From a purely mathematical perspective, this result stands. If you believe Black-Scholes, you have to believe this result of Bodie’s paper. The paper’s conclusion means that for very long time horizons the company writing the put is getting paid a price that effectively assumes stock prices are going to zero with probability 1. The reason I make this claim is because for long time periods you are getting paid nearly 100% of the present value of your maximum payout. More simply, assume interest rates are zero (since the results are independent of interest rates) and the investor wants to protect a $100 investment, for long time horizons they are paying you nearly $100 to purchase the protection and the most you can ever pay back to them is $100.
This growth of the cost of the put over time really interested me, and I began to dig a little deeper into the paper and the Black-Scholes equation in general. With a little work I found that I was able to replicate the results in the paper by simply assuming that the stock market declined by an expected 2% per year (again using zero interest rates for simplicity and using the same 20% volatility that Bodie used). That meant that seemingly odd result in the paper – that over long periods of time the cost of insurance is nearly equal to your maximum payout – actually isn’t surprising at all. The results of the calculations are equivalent to a case where the market does actually go to zero over time.
Back in graduate school this was all a purely a theoretical exercise. I was not involved in the financial markets in any way. Even if I had been, the standard way of trading puts involves posting collateral. As we saw in the financial markets in 2008, collateral posting can drastically change the economics of any long-dated financial contract. Chapter 7 of “When Genius Failed” discusses the hedge fund Long Term Capital Management’s experience in the long-dated put market, as a second example.

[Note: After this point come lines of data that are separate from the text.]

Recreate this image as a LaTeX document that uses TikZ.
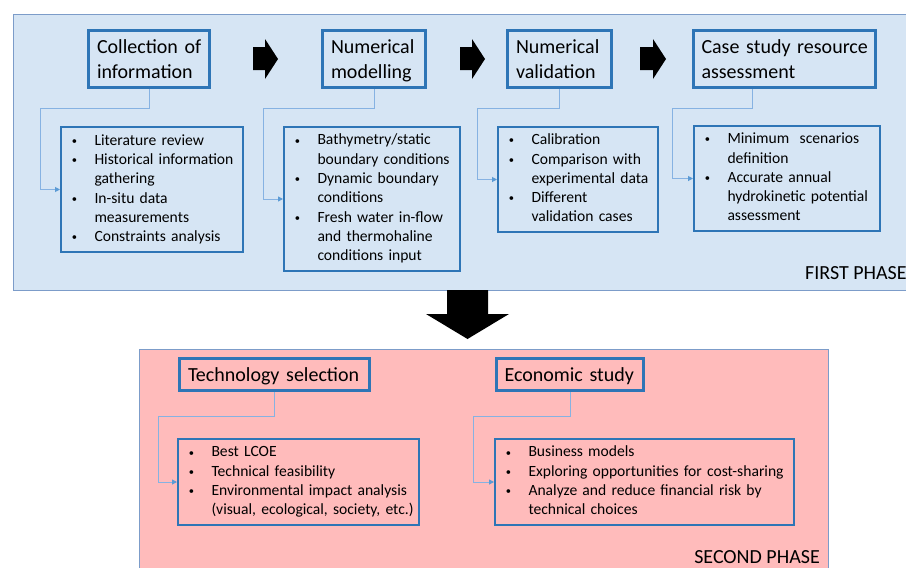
\documentclass[tikz,border=0pt]{standalone}
\usepackage{fontspec}
\setmainfont{Carlito}
\usetikzlibrary{arrows.meta}

\definecolor{panelblue}{HTML}{D6E5F4}
\definecolor{panelpink}{HTML}{FFBBBB}
\definecolor{panelline}{HTML}{7C9CC9}
\definecolor{boxblue}{HTML}{2E75B6}
\definecolor{linkblue}{HTML}{86B2E2}
\definecolor{tipblue}{HTML}{5B9BD5}

\newcommand\headfont{\fontsize{20}{25}\selectfont}
\newcommand\listfont{\fontsize{15.6}{19.3}\selectfont}
\newcommand\firstrow{\rule{0pt}{21pt}}
\newcommand\headtext[1]{\begin{tabular}{@{}l@{}}\firstrow#1\end{tabular}}
\newcommand\itemlist[1]{\begin{tabular}{@{}p{23.5pt}@{}l@{}}#1\end{tabular}}
\newcommand\bul{\hspace*{0.8pt}\raisebox{0.8pt}{\fontsize{10.5}{10.5}\selectfont\textbullet}}

\tikzset{
  panel/.style={draw=panelline, line width=1pt},
  headbox/.style={draw=boxblue, line width=3pt, inner sep=0pt, font=\headfont, align=left},
  listbox/.style={draw=boxblue, line width=1.8pt, inner sep=0pt, font=\listfont, align=left},
  link/.style={draw=linkblue, line width=1pt, -{Triangle[length=5pt,width=5pt,color=tipblue]}},
  blockarrow/.style={fill=black},
  phase/.style={font=\fontsize{20}{24}\selectfont, inner sep=0pt}
}

\begin{document}
\begin{tikzpicture}[x=1pt, y=-1pt]
\useasboundingbox (0,0) rectangle (906,568);
\fill[white] (0,0) rectangle (906,568);

% phase panels
\path[panel, fill=panelblue] (13,14) rectangle (920,290.5);
\path[panel, fill=panelpink] (139.5,349.5) rectangle (828.5,590);

% first phase: step headers
\node[headbox, minimum width=121pt, minimum height=57.5pt, text width=104pt] (h1) at (149,58.75)
  {\headtext{Collection of\\information}};
\node[headbox, minimum width=103pt, minimum height=57.5pt, text width=86pt] (h2) at (374,58.75)
  {\headtext{Numerical\\modelling}};
\node[headbox, minimum width=104pt, minimum height=57.5pt, text width=87pt] (h3) at (559.5,58.75)
  {\headtext{Numerical\\validation}};
\node[headbox, minimum width=182pt, minimum height=57.5pt, text width=166pt] (h4) at (784.5,58.75)
  {\headtext{Case study resource\\assessment}};

% first phase: task lists
\node[listbox, minimum width=182.2pt, minimum height=125.2pt, text width=162pt] (d1) at (152,189.5)
  {\itemlist{\bul & Literature review\\ \bul & Historical information\\ & gathering\\ \bul & In-situ data\\ & measurements\\ \bul & Constraints analysis}};
\node[listbox, minimum width=176.2pt, minimum height=144.2pt, text width=156pt] (d2) at (372,199)
  {\itemlist{\bul & Bathymetry/static\\ & boundary conditions\\ \bul & Dynamic boundary\\ & conditions\\ \bul & Fresh water in-flow\\ & and thermohaline\\ & conditions input}};
\node[listbox, minimum width=160.2pt, minimum height=105.2pt, text width=140pt] (d3) at (578,179.5)
  {\itemlist{\bul & Calibration\\ \bul & Comparison with\\ & experimental data\\ \bul & Different\\ & validation cases}};
\node[listbox, minimum width=186.2pt, minimum height=105.2pt, text width=166pt] (d4) at (787,178.5)
  {\itemlist{\bul & Minimum~ scenarios\\ & definition\\ \bul & Accurate annual\\ & hydrokinetic potential\\ & assessment}};

% block arrows between steps
\fill[blockarrow] (253,47) -- (265,47) -- (265,39) -- (278,59) -- (265,79) -- (265,70) -- (253,70) -- cycle;
\fill[blockarrow] (460,47) -- (472,47) -- (472,39) -- (485,59) -- (472,79) -- (472,70) -- (460,70) -- cycle;
\fill[blockarrow] (640,47) -- (653,47) -- (653,39) -- (666,59) -- (653,79) -- (653,70) -- (640,70) -- cycle;

% links from headers to task lists
\draw[link] (h1.south) -- ++(0,19.5) -| ([xshift=-20pt]d1.west) -- (d1.west);
\draw[link] (h2.south) -- ++(0,19.5) -| ([xshift=-20pt]d2.west) -- (d2.west);
\draw[link] (h3.south) -- ++(0,19.5) -| ([xshift=-20pt]d3.west) -- (d3.west);
\draw[link] ([xshift=-32.5pt]h4.south) -- ++(0,19) -| ([xshift=-21pt]d4.west) -- (d4.west);

\node[phase, anchor=base west] (p1) at (805,279) {FIRST PHASE};

% transition to second phase
\fill[blockarrow] (447,290) -- (488,290) -- (488,314) -- (509,314) -- (467.5,339) -- (426,314) -- (447,314) -- cycle;

% second phase
\node[headbox, minimum width=190pt, minimum height=32pt, text width=173pt] (t1) at (274.5,374.5)
  {\headtext{Technology selection}};
\node[headbox, minimum width=147pt, minimum height=32pt, text width=131pt] (t2) at (570,374.5)
  {\headtext{Economic study}};

\node[listbox, minimum width=241.2pt, minimum height=86.2pt, text width=221pt] (da) at (298.5,482)
  {\itemlist{\bul & Best LCOE\\ \bul & Technical feasibility\\ \bul & Environmental impact analysis\\ & (visual, ecological, society, etc.)}};
\node[listbox, minimum width=299.2pt, minimum height=86.2pt, text width=279pt] (db) at (644.5,482)
  {\itemlist{\bul & Business models\\ \bul & Exploring opportunities for cost-sharing\\ \bul & Analyze and reduce financial risk by\\ & technical choices}};

\draw[link] (t1.south) -- ++(0,24.5) -| ([xshift=-19pt]da.west) -- (da.west);
\draw[link] (t2.south) -- ++(0,24.5) -| ([xshift=-21pt]db.west) -- (db.west);

\node[phase, anchor=base east] (p2) at (820,563) {SECOND PHASE};
\end{tikzpicture}
\end{document}
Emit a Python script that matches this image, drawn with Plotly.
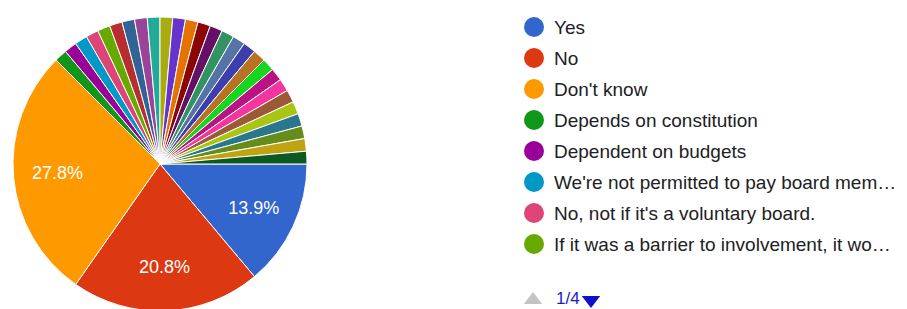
import plotly.graph_objects as go

# ---- data ----
labels = [
    "Yes", "No", "Don't know", "Depends on constitution", "Dependent on budgets",
    "We're not permitted to pay board mem…", "No, not if it's a voluntary board.",
    "If it was a barrier to involvement, it wo…",
] + [f"Other response {i}" for i in range(9, 31)]
counts = [10, 15, 20] + [1] * 27
colors = [
    "#3366cc", "#dc3912", "#ff9900", "#109618", "#990099", "#0099c6", "#dd4477",
    "#66aa00", "#b82e2e", "#316395", "#994499", "#22aa99", "#aaaa11", "#6633cc",
    "#e67300", "#8b0707", "#651067", "#329262", "#5574a6", "#3b3eac", "#b77322",
    "#16d620", "#b91383", "#f4359e", "#9c5935", "#a9c413", "#2a778d", "#668d1c",
    "#bea413", "#0c5922",
]
legend_page_labels = labels[:8]
page_text = "1/4"

W, H = 907, 309
OFF = 8  # page body margin: figure is drawn 8px right/down in the window
FONT = "Liberation Sans, Arial, sans-serif"

# pie box in window pixels -> figure pixels
cx, cy, r = 160 - OFF, 164 - OFF, 147
dom_x = [(cx - r) / W, (cx + r) / W]
dom_y = [max(0, (H - (cy + r)) / H), (H - (cy - r)) / H]

templates = ["%{percent:.1%}" if c / sum(counts) > 0.05 else "" for c in counts]

fig = go.Figure()
fig.add_trace(go.Pie(
    labels=labels, values=counts, sort=False, direction="clockwise", rotation=90,
    marker=dict(colors=colors, line=dict(color="white", width=1)),
    textinfo="none", domain=dict(x=dom_x, y=dom_y), showlegend=False,
    hoverinfo="label+percent",
))
# transparent ring overlay only to carry the percentage labels further out
fig.add_trace(go.Pie(
    labels=labels, values=counts, sort=False, direction="clockwise", rotation=90,
    hole=0.4, marker=dict(colors=["rgba(0,0,0,0)"] * len(counts), line=dict(width=0)),
    texttemplate=templates, textposition="inside", insidetextorientation="horizontal",
    textfont=dict(color="white", size=18, family=FONT),
    domain=dict(x=dom_x, y=dom_y), showlegend=False, hoverinfo="skip",
))

# custom legend (page 1 of 4), drawn on overlay axes mapped to window pixels
row_h = 31
y0 = 27
idx = list(range(len(legend_page_labels)))
ys = [y0 + i * row_h for i in idx]
fig.add_trace(go.Scatter(
    x=[534] * len(idx), y=ys, mode="markers",
    marker=dict(size=20, color=colors[:len(idx)], line=dict(width=0), opacity=1),
    xaxis="x", yaxis="y", showlegend=False, hoverinfo="skip",
))
for lab, yy in zip(legend_page_labels, ys):
    fig.add_annotation(x=552, y=yy, xref="x", yref="y", text=lab, showarrow=False,
                       xanchor="left", yanchor="middle",
                       font=dict(size=19, color="#202124", family=FONT))
# pager arrows
fig.add_trace(go.Scatter(
    x=[533, 591], y=[300, 300], mode="markers",
    marker=dict(size=[16, 16], symbol=["triangle-up", "triangle-down"],
                color=["#c4c4c4", "#1010cc"], line=dict(width=0), opacity=1),
    xaxis="x", yaxis="y", showlegend=False, hoverinfo="skip",
))
fig.add_annotation(x=554, y=298, xref="x", yref="y", text=page_text, showarrow=False,
                   xanchor="left", yanchor="middle", font=dict(size=17, color="#1a1acc", family=FONT))

fig.update_layout(
    width=W, height=H, margin=dict(l=0, r=0, t=0, b=0),
    paper_bgcolor="white", plot_bgcolor="rgba(0,0,0,0)",
    xaxis=dict(range=[OFF, W + OFF], domain=[0, 1], visible=False, fixedrange=True),
    yaxis=dict(range=[H + OFF, OFF], domain=[0, 1], visible=False, fixedrange=True),
    font=dict(family=FONT),
)
fig.write_html("out.html")
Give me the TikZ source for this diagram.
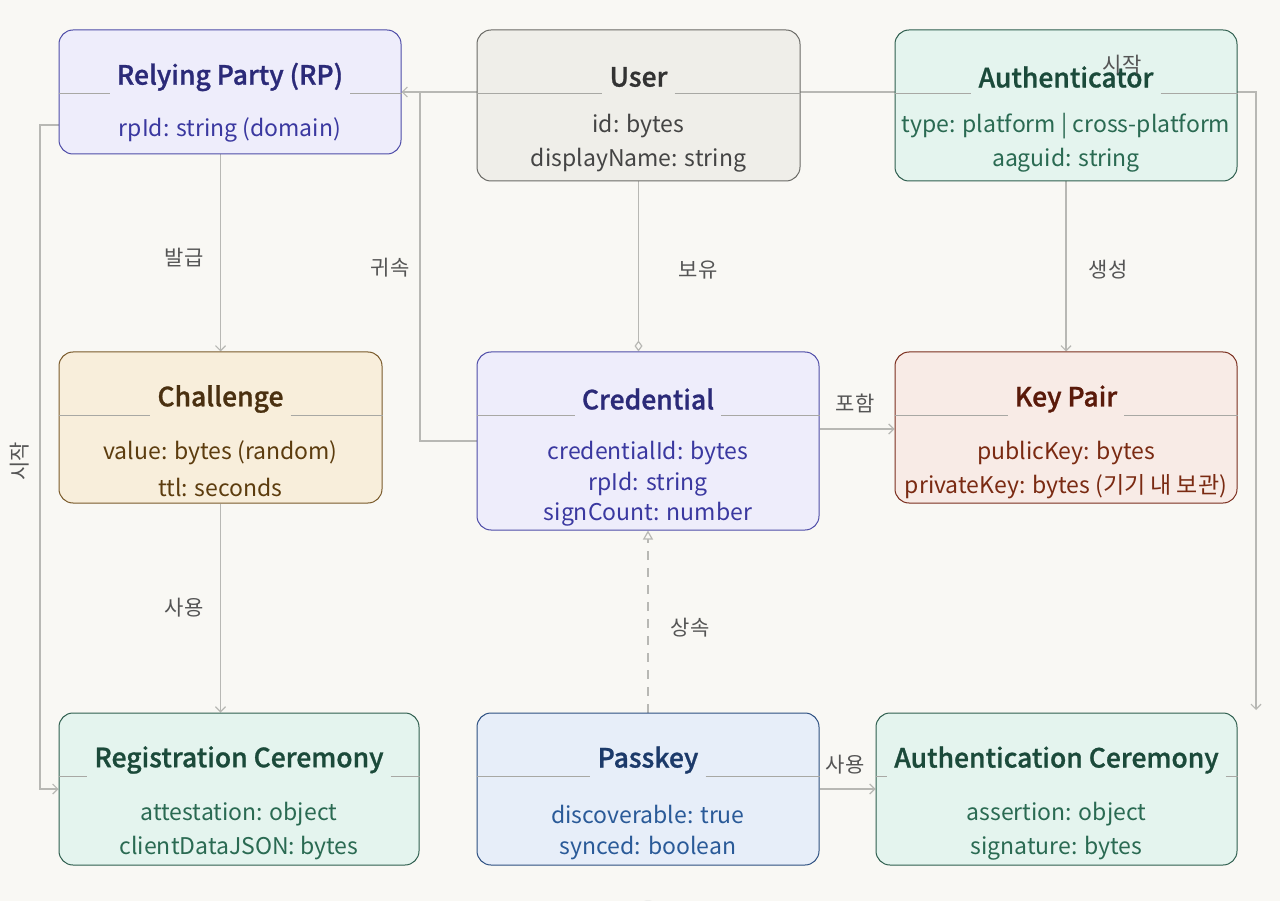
\documentclass[tikz,border=0pt]{standalone}
\usepackage{fontspec}
\setmainfont{Noto Sans CJK KR}
\newfontface\medfont{Noto Sans CJK KR Medium}[FakeBold=1]
\usetikzlibrary{arrows.meta}
\definecolor{bgc}{HTML}{F9F8F4}
\definecolor{conngray}{HTML}{B8B8B4}
\definecolor{sepgray}{HTML}{A8A8A4}
\definecolor{lblgray}{HTML}{555555}
% RP / Credential
\definecolor{rpfill}{HTML}{EEEDFB}\definecolor{rpdraw}{HTML}{4E4CA8}
\definecolor{rpttl}{HTML}{2B2A78}\definecolor{rptxt}{HTML}{3A38A0}
% User
\definecolor{usfill}{HTML}{EFEEE9}\definecolor{usdraw}{HTML}{6A6A66}
\definecolor{usttl}{HTML}{333333}\definecolor{ustxt}{HTML}{444444}
% green
\definecolor{gnfill}{HTML}{E4F4EE}\definecolor{gndraw}{HTML}{2E5E4E}
\definecolor{gnttl}{HTML}{1B4A3A}\definecolor{gntxt}{HTML}{2A6A52}
% challenge
\definecolor{chfill}{HTML}{F8EEDB}\definecolor{chdraw}{HTML}{7A5A2A}
\definecolor{chttl}{HTML}{4A3010}\definecolor{chtxt}{HTML}{5C3C0E}
% key pair
\definecolor{kpfill}{HTML}{F8EBE6}\definecolor{kpdraw}{HTML}{7B2E1E}
\definecolor{kpttl}{HTML}{5A1A0A}\definecolor{kptxt}{HTML}{7A2A12}
% passkey
\definecolor{pkfill}{HTML}{E7EEF9}\definecolor{pkdraw}{HTML}{2C4F80}
\definecolor{pkttl}{HTML}{1C3A6A}\definecolor{pktxt}{HTML}{2A5A98}
\pgfdeclarelayer{bglayer}\pgfdeclarelayer{edges}
\pgfsetlayers{bglayer,edges,main}
% name, center x, top y, width, height, colour prefix, title
\newcommand\mkbox[7]{%
  \node[box, fill=#6fill, draw=#6draw, minimum width=#4pt, minimum height=#5pt] (#1) at (#2,{#3+#5/2}) {};
  \node[ttl, text=#6ttl] (#1t) at (#2,{#3+47}) {#7};
  \draw[sep] (#1.west |- 0,{#3+63}) -- (#1t.west |- 0,{#3+63});
  \draw[sep] (#1t.east |- 0,{#3+63}) -- (#1.east |- 0,{#3+63});
}
\begin{document}
\begin{tikzpicture}[x=1pt,y=-1pt,
  box/.style={rounded corners=14pt, line width=1pt, inner sep=0pt},
  ttl/.style={font=\fontsize{26.5}{31}\medfont, inner xsep=7pt, inner ysep=0pt},
  attr/.style={font=\fontsize{23}{27}\selectfont, inner sep=0pt, yshift=-2pt},
  sep/.style={draw=sepgray, line width=0.9pt},
  conn/.style={draw=conngray, line width=1.3pt, -{Straight Barb[length=5pt,width=10pt,line width=1.2pt]}},
  lbl/.style={font=\fontsize{21}{25}\selectfont, text=lblgray, inner sep=2pt}]
\begin{pgfonlayer}{bglayer}
\fill[bgc] (0,0) rectangle (1280,901);
\end{pgfonlayer}
\useasboundingbox (0,0) rectangle (1280,901);

% boxes
\mkbox{rp}{230}{30}{342}{124}{rp}{Relying Party (RP)}
\node[attr, text=rptxt] at (230,128) {rpId: string (domain)};

\mkbox{user}{638.5}{30}{323}{151}{us}{User}
\node[attr, text=ustxt] at (638.5,124) {id: bytes};
\node[attr, text=ustxt] at (638.5,158) {displayName: string};

\mkbox{auth}{1066}{30}{342}{151}{gn}{Authenticator}
\node[attr, text=gntxt] at (1066,124) {type: platform | cross-platform};
\node[attr, text=gntxt] at (1066,158) {aaguid: string};

\mkbox{chal}{220.5}{352}{323}{151}{ch}{Challenge}
\node[attr, text=chtxt] at (220.5,451) {value: bytes (random)};
\node[attr, text=chtxt] at (220.5,485) {ttl: seconds};

\mkbox{cred}{648}{352}{342}{178}{rp}{Credential}
\node[attr, text=rptxt] at (648,451) {credentialId: bytes};
\node[attr, text=rptxt] at (648,482) {rpId: string};
\node[attr, text=rptxt] at (648,512) {signCount: number};

\mkbox{kp}{1066}{352}{342}{151}{kp}{Key Pair}
\node[attr, text=kptxt] at (1066,451) {publicKey: bytes};
\node[attr, text=kptxt] at (1066,485) {privateKey: bytes (기기 내 보관)};

\mkbox{reg}{239}{713}{360}{152}{gn}{Registration Ceremony}
\node[attr, text=gntxt] at (239,812) {attestation: object};
\node[attr, text=gntxt] at (239,846) {clientDataJSON: bytes};

\mkbox{pk}{648}{713}{342}{152}{pk}{Passkey}
\node[attr, text=pktxt] at (648,812) {discoverable: true};
\node[attr, text=pktxt] at (648,846) {synced: boolean};

\mkbox{authc}{1056.5}{713}{361}{152}{gn}{Authentication Ceremony}
\node[attr, text=gntxt] at (1056.5,812) {assertion: object};
\node[attr, text=gntxt] at (1056.5,846) {signature: bytes};

% connectors
\coordinate (ae) at (1256,710);
\begin{pgfonlayer}{edges}
\draw[conn] (rp.west |- 0,125) -- (40,125) |- (reg.west);
\draw[conn] (rp.east) -| (ae);
\draw[conn] (cred.west) -- (420,441) |- (rp.east);
\draw[conn] (chal.north |- rp.south) -- (chal.north);
\draw[draw=conngray, line width=1.3pt, -{Diamond[open,length=11pt,width=8pt,line width=1.2pt]}] (user.south) -- (user.south |- cred.north);
\draw[conn] (auth.south) -- (kp.north);
\draw[conn] (chal.south) -- (chal.south |- reg.north);
\draw[conn] (cred.east |- 0,429) -- (kp.west |- 0,429);
\draw[draw=conngray, line width=1.3pt, dash pattern=on 9pt off 8pt, -{Triangle[open,length=9pt,width=10pt,line width=1.2pt]}] (pk.north) -- (cred.south);
\draw[conn] (pk.east) -- (authc.west);
\draw[draw=black!15, line width=1pt] (648,915) circle (14pt);
\end{pgfonlayer}

% labels
\node[lbl] (l1) at (184,258) {발급};
\node[lbl] (l2) at (390,268) {귀속};
\node[lbl] (l3) at (698,270) {보유};
\node[lbl] (l4) at (1108,270) {생성};
\node[lbl] (l5) at (855,403) {포함};
\node[lbl] (l6) at (184,608) {사용};
\node[lbl] (l7) at (690,628) {상속};
\node[lbl] (l8) at (845,765) {사용};
\node[lbl] (l9) at (1122,65) {시작};
\node[lbl, fill=bgc, rotate=90, inner ysep=1pt, inner xsep=6pt] (l10) at (20,461) {시작};
\end{tikzpicture}
\end{document}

Ultimately, though, I put the idea in the back of my mind as an interesting mathematical curiosity. If the opportunity to write longer-dated puts were to arise, I’d at least have some knowledge about it.
The main point, though, is that the mathematical training that I’d been lucky to have going back to high school had come into play on this project. I keep this example in the front of my mind when I’m teaching my kids. I try to expose them to a broad spectrum of math and problem solving just like Mr. Waterman did for me and all of his students. I also try to give them some exposure to problems that are a little over their head so then can see (what for them will be) advanced problem solving techniques like I saw from Professor Bertschinger. You never know when and where these lessons will come into play.
Finally, since I mentioned “When Genius Failed” above, I’d be remiss if I didn’t mention one of the best quotes on Black-Scholes in the book – “The MIT types always want to short volatility” from Citigroup’s Andrew Hall. In English, he’s saying that the quantatative types always want to sell insurance on the stock market. So take this point with a grain of salt!